The essays are culled and refined from talks he gave over the past two years and seek “to develop an argumentation on contemporary politics”. Jaishankar urges that India should understand the great contemporary global transformation through disruptive changes, shed past inhibitions arising from history and ideology, pragmatically and pro-actively engage the world to articulate and pursue its interests. He focuses extensively on the rise of China and what that connotes for the world order, especially as the US’ “prioritising of national interests at the cost of international responsibilities is something that spans the ideological divide”. Jaishankar confidently asserts that the world is moving to multipolarity and will be “driven by balance of power”.

He also feels that the nature of power is itself changing, with technology and trade assuming critical roles. Much of all this is thought-provoking, but the writing meanders somewhat in a stream of consciousness manner. Also, theoretical propositions have to be tested with obvious ground realities. It would have been useful if he had also considered the deterrent power provided by the possession of nuclear weapons, as the North Korea example demonstrates. Nor does his assertion that middle powers and those regionally influential will have a great say “in their vicinity” take into account the interference in India’s neighbourhood, including in the south.

Jaishankar is at his best in delineating the various phases of India-China and India-Japan relations, as well as Indo-ASEAN ties. The narrative flows smoothly. His familiarity with these relationships gained through his diplomatic assignments has helped. Some of his assertions on the nature of the evolution of India-China relations over the past six years are currently being severely tested.
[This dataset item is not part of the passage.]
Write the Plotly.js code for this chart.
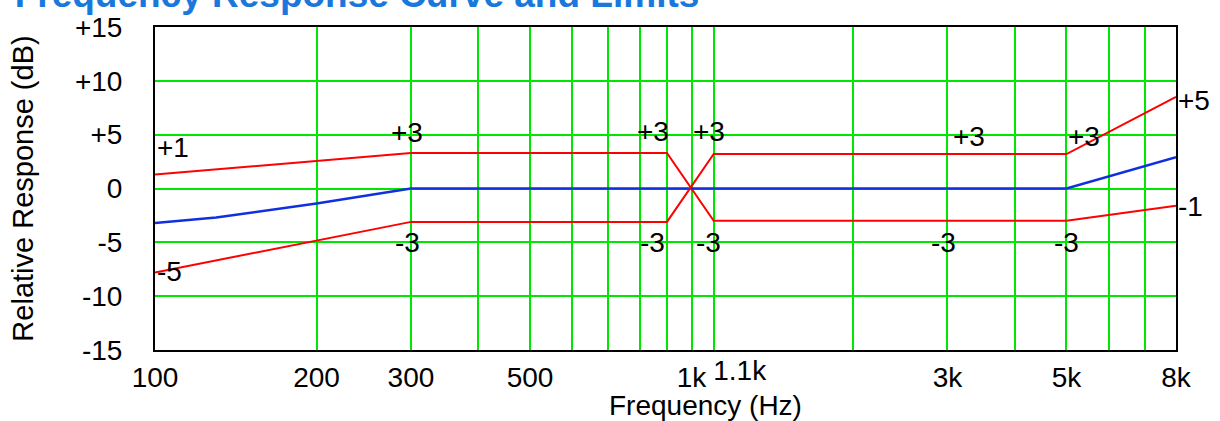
<!DOCTYPE html>
<html>
<head>
<meta charset="utf-8">
<script src="https://cdn.plot.ly/plotly-3.0.1.min.js"></script>
<style>
html,body{margin:0;padding:0;background:#fff;}
#chart{width:1220px;height:421px;}
</style>
</head>
<body>
<div id="chart"></div>
<script>
// ---- data ----
const limitAFreq = [100, 300, 900, 1100, 5000, 8000];
const limitADb   = [1.3, 3.3, 3.3, -3.0, -3.0, -1.6];
const limitBFreq = [100, 300, 900, 1100, 5000, 8000];
const limitBDb   = [-7.8, -3.1, -3.1, 3.2, 3.2, 8.5];
const respFreq   = [100, 130, 200, 300, 1000, 5000, 8000];
const respDb     = [-3.2, -2.7, -1.4, 0, 0, 0, 2.9];

const xTickVals  = [100, 200, 300, 500, 1000, 3000, 5000, 8000];
const xTickText  = ['100', '200', '300', '500', '1k', '3k', '5k', '8k'];
const xTick2Vals = [1100];
const xTick2Text = ['1.1k'];
const xMinorVals = [400, 600, 700, 800, 900, 1100, 2000, 4000, 6000, 7000];
const yTickVals  = [-15, -10, -5, 0, 5, 10, 15];
const yTickText  = ['-15', '-10', '-5', '0', '+5', '+10', '+15'];

// tolerance labels
const labelFreq  = [100, 295, 295, 848, 845, 1078, 1075, 3290, 2950, 5400, 4990, 8000, 8000, 100];
const labelDb    = [3.8, 5.2, -5.0, 5.3, -5.0, 5.3, -5.0, 4.8, -5.0, 4.8, -5.0, 8.2, -1.7, -7.7];
const labelText  = ['+1', '+3', '-3', '+3', '-3', '+3', '-3', '+3', '-3', '+3', '-3', '+5', '-1', '-5'];
const labelAnch  = ['left', 'center', 'center', 'center', 'center', 'center', 'center', 'center', 'center', 'center', 'center', 'left', 'left', 'left'];

const FONT = 'Liberation Sans, Arial, Helvetica, sans-serif';
const GRID = '#00e600';
const XRANGE = [2, Math.log10(8000)];

const traces = [
  {x: limitAFreq, y: limitADb, type: 'scatter', mode: 'lines', name: 'Limit A',
   line: {color: '#ff0000', width: 2}},
  {x: limitBFreq, y: limitBDb, type: 'scatter', mode: 'lines', name: 'Limit B', xaxis: 'x2',
   line: {color: '#ff0000', width: 2}},
  {x: respFreq, y: respDb, type: 'scatter', mode: 'lines', name: 'Response',
   line: {color: '#1030e0', width: 2.5}}
];

const annotations = labelText.map((t, i) => ({
  x: Math.log10(labelFreq[i]), y: labelDb[i], xref: 'x', yref: 'y',
  text: t, showarrow: false, xanchor: labelAnch[i], yanchor: 'middle',
  font: {family: FONT, size: 28, color: '#000'}
}));
annotations.push({
  x: 0.539, y: 0, xref: 'paper', yref: 'paper', yanchor: 'top', xanchor: 'center',
  yshift: -38, text: 'Frequency (Hz)', showarrow: false,
  font: {family: FONT, size: 28, color: '#000'}
});

const layout = {
  width: 1220, height: 421,
  margin: {l: 155, r: 44, t: 27, b: 71},
  paper_bgcolor: '#fff', plot_bgcolor: '#fff',
  showlegend: false,
  title: {
    text: '<b>Frequency Response Curve and Limits</b>',
    x: 0.012, xanchor: 'left', xref: 'container',
    y: 1.058, yanchor: 'bottom', yref: 'paper',
    font: {family: FONT, size: 37, color: '#1a78dc'}
  },
  xaxis: {
    type: 'log', range: XRANGE,
    tickmode: 'array', tickvals: xTickVals, ticktext: xTickText, tickangle: 0,
    showgrid: true, gridcolor: GRID, gridwidth: 2,
    minor: {tickmode: 'array', tickvals: xMinorVals, showgrid: true, gridcolor: GRID, gridwidth: 2, ticks: ''},
    ticks: '', ticklabelstandoff: 1,
    showline: true, mirror: true, linecolor: '#000', linewidth: 2,
    zeroline: false,
    tickfont: {family: FONT, size: 28, color: '#000'}
  },
  xaxis2: {
    type: 'log', range: XRANGE, overlaying: 'x', anchor: 'y', side: 'bottom',
    tickmode: 'array', tickvals: xTick2Vals, ticktext: xTick2Text, tickangle: 0,
    ticklabelshift: 26, ticklabelstandoff: 1, ticks: '',
    showgrid: false, showline: false, zeroline: false,
    tickfont: {family: FONT, size: 28, color: '#000'}
  },
  yaxis: {
    range: [-15, 15],
    tickmode: 'array', tickvals: yTickVals, ticktext: yTickText,
    showgrid: true, gridcolor: GRID, gridwidth: 2,
    zeroline: false, ticks: '', ticklabelstandoff: 25,
    showline: true, mirror: true, linecolor: '#000', linewidth: 2,
    tickfont: {family: FONT, size: 28, color: '#000'},
    title: {text: 'Relative Response (dB)', standoff: 33, font: {family: FONT, size: 29, color: '#000'}}
  },
  annotations: annotations
};

Plotly.newPlot('chart', traces, layout, {staticPlot: true, displayModeBar: false}).then(function (gd) {
  // the reference shows the title partly cut off by the top edge
  const t = gd.querySelector('.gtitle');
  if (t) t.setAttribute('transform', 'translate(0,-7)');
});
</script>
</body>
</html>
Jaishankar’s treatment of the growth of India’s foreign policy reveals an impatience with the cautious approach. He overlooks the great domestic challenges that the country faced not only in the first decade of Independence, but later too. He concedes though that the governments of the day acted with determination at times such as in 1971.

Nationalism is a force both within nations as well in interstate relations. Jaishankar is right in assessing that it is rising all over the world. The question is not of nationalism, but its use within polities and in dealing with the outside world. He also notes that the West should accept, in respect of the direction of changes in India, that “an elite created in a Western mould has now outlived its relevance”. The use of the word “created” shows a surprising ignorance of the processes and outcomes of the Indian Renaissance. In any event, the outside world has no role in deciding India’s electoral decisions and if comments come, they are not because of the background of the elites, but their actions.

The Mahabharat essay is well written but the attraction of a country’s culture and literature increases with its political and economic success. A narrative about the Mahabharat’s strategic significance cannot be artificially generated; it is not sustainable.

Through some aspects of this book, Jaishankar, not surprisingly, seeks to directly defend some aspects of the Modi government’s foreign policy. One such is an indirect reference to Modi’s Pakistan policy. He notes: “that India should offer a hand of friendship, but nevertheless respond strongly to acts of terror, is hardly a contradiction, except for those determined to see one.” Jaishankar naturally and correctly endorses the present policy of insisting that dialogue can resume only if Pakistani terror ends. The question though is: if the Manmohan Singh government had overlooked the lessons of history in respect of Pakistan, should the Modi government have gone down the same route?

The book is a very useful addition to India’s foreign policy literature both for the issues it covers and for revealing the worldview of the current Minister of External Affairs at a critical juncture in foreign policymaking.